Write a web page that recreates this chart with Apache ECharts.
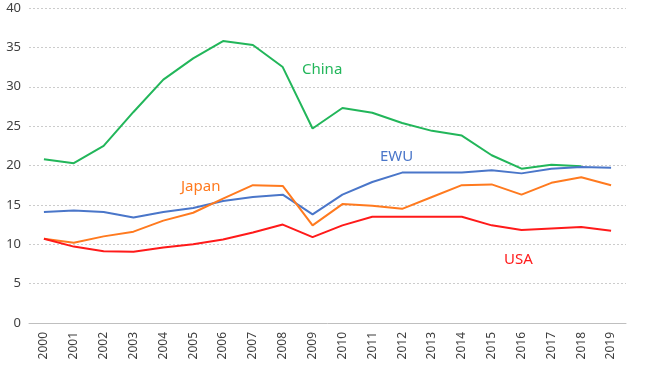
<!DOCTYPE html>
<html>
<head>
<meta charset="utf-8">
<script src="https://cdn.jsdelivr.net/npm/echarts@6/dist/echarts.min.js"></script>
<style>html,body{margin:0;padding:0;background:#fff;}#c{width:663px;height:371px;}</style>
</head>
<body>
<div id="c"></div>
<script>
const years = ['2000','2001','2002','2003','2004','2005','2006','2007','2008','2009','2010','2011','2012','2013','2014','2015','2016','2017','2018','2019'];
const china = [20.8,20.3,22.5,26.8,30.9,33.6,35.8,35.3,32.5,24.7,27.3,26.7,25.4,24.4,23.8,21.3,19.6,20.1,19.9,null];
const ewu   = [14.1,14.3,14.1,13.4,14.1,14.6,15.5,16.0,16.3,13.8,16.3,17.9,19.1,19.1,19.1,19.4,19.0,19.6,19.8,19.7];
const japan = [10.7,10.2,11.0,11.6,13.0,14.0,15.8,17.5,17.4,12.4,15.1,14.9,14.5,16.0,17.5,17.6,16.3,17.8,18.5,17.5];
const usa   = [10.7,9.7,9.1,9.05,9.6,10.0,10.6,11.5,12.5,10.9,12.4,13.5,13.5,13.5,13.5,12.4,11.8,12.0,12.2,11.7];
const yTicks = [0,5,10,15,20,25,30,35,40];

const C_CHINA='#22b65a', C_EWU='#4a76c9', C_JAPAN='#ff7a1f', C_USA='#ff1a1a';
const chart = echarts.init(document.getElementById('c'));
const font = '"Noto Sans", "Open Sans", sans-serif';
function line(name, data, color){
  return {name, type:'line', data, symbol:'none', connectNulls:false,
    lineStyle:{color, width:2}, itemStyle:{color}, z:2};
}
function txt(text, x, y, color){
  return {type:'text', left:x, top:y, style:{text, fill:color, font:'15px '+font}};
}
chart.setOption({
  animation:false,
  grid:{left:29, right:37, top:8, bottom:48},
  xAxis:{type:'category', data:years, boundaryGap:true,
    axisLine:{lineStyle:{color:'#bfbfbf'}}, axisTick:{show:false},
    axisLabel:{rotate:90, color:'#404040', fontSize:12, fontFamily:font, margin:9}},
  yAxis:{type:'value', min:yTicks[0], max:yTicks[yTicks.length-1], interval:5,
    axisLine:{show:false}, axisTick:{show:false},
    axisLabel:{color:'#404040', fontSize:13, fontFamily:font, margin:8},
    splitLine:{lineStyle:{color:'#cccccc', type:[2,2]}}},
  series:[line('China',china,C_CHINA), line('EWU',ewu,C_EWU), line('Japan',japan,C_JAPAN), line('USA',usa,C_USA)],
  graphic:[txt('China',302,62,C_CHINA), txt('EWU',380,149,C_EWU), txt('Japan',181,179,C_JAPAN), txt('USA',504,252,C_USA)]
});
</script>
</body>
</html>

========================

Leave out the pictures and retype every line above exactly.

### [EXERCISE ANSWER]
Write a web page that recreates this chart with Apache ECharts.
<!DOCTYPE html>
<html>
<head>
<meta charset="utf-8">
<script src="https://cdn.jsdelivr.net/npm/echarts@6/dist/echarts.min.js"></script>
<style>html,body{margin:0;padding:0;background:#fff;}#c{width:663px;height:371px;}</style>
</head>
<body>
<div id="c"></div>
<script>
const years = ['2000','2001','2002','2003','2004','2005','2006','2007','2008','2009','2010','2011','2012','2013','2014','2015','2016','2017','2018','2019'];
const china = [20.8,20.3,22.5,26.8,30.9,33.6,35.8,35.3,32.5,24.7,27.3,26.7,25.4,24.4,23.8,21.3,19.6,20.1,19.9,null];
const ewu   = [14.1,14.3,14.1,13.4,14.1,14.6,15.5,16.0,16.3,13.8,16.3,17.9,19.1,19.1,19.1,19.4,19.0,19.6,19.8,19.7];
const japan = [10.7,10.2,11.0,11.6,13.0,14.0,15.8,17.5,17.4,12.4,15.1,14.9,14.5,16.0,17.5,17.6,16.3,17.8,18.5,17.5];
const usa   = [10.7,9.7,9.1,9.05,9.6,10.0,10.6,11.5,12.5,10.9,12.4,13.5,13.5,13.5,13.5,12.4,11.8,12.0,12.2,11.7];
const yTicks = [0,5,10,15,20,25,30,35,40];

const C_CHINA='#22b65a', C_EWU='#4a76c9', C_JAPAN='#ff7a1f', C_USA='#ff1a1a';
const chart = echarts.init(document.getElementById('c'));
const font = '"Noto Sans", "Open Sans", sans-serif';
function line(name, data, color){
  return {name, type:'line', data, symbol:'none', connectNulls:false,
    lineStyle:{color, width:2}, itemStyle:{color}, z:2};
}
function txt(text, x, y, color){
  return {type:'text', left:x, top:y, style:{text, fill:color, font:'15px '+font}};
}
chart.setOption({
  animation:false,
  grid:{left:29, right:37, top:8, bottom:48},
  xAxis:{type:'category', data:years, boundaryGap:true,
    axisLine:{lineStyle:{color:'#bfbfbf'}}, axisTick:{show:false},
    axisLabel:{rotate:90, color:'#404040', fontSize:12, fontFamily:font, margin:9}},
  yAxis:{type:'value', min:yTicks[0], max:yTicks[yTicks.length-1], interval:5,
    axisLine:{show:false}, axisTick:{show:false},
    axisLabel:{color:'#404040', fontSize:13, fontFamily:font, margin:8},
    splitLine:{lineStyle:{color:'#cccccc', type:[2,2]}}},
  series:[line('China',china,C_CHINA), line('EWU',ewu,C_EWU), line('Japan',japan,C_JAPAN), line('USA',usa,C_USA)],
  graphic:[txt('China',302,62,C_CHINA), txt('EWU',380,149,C_EWU), txt('Japan',181,179,C_JAPAN), txt('USA',504,252,C_USA)]
});
</script>
</body>
</html>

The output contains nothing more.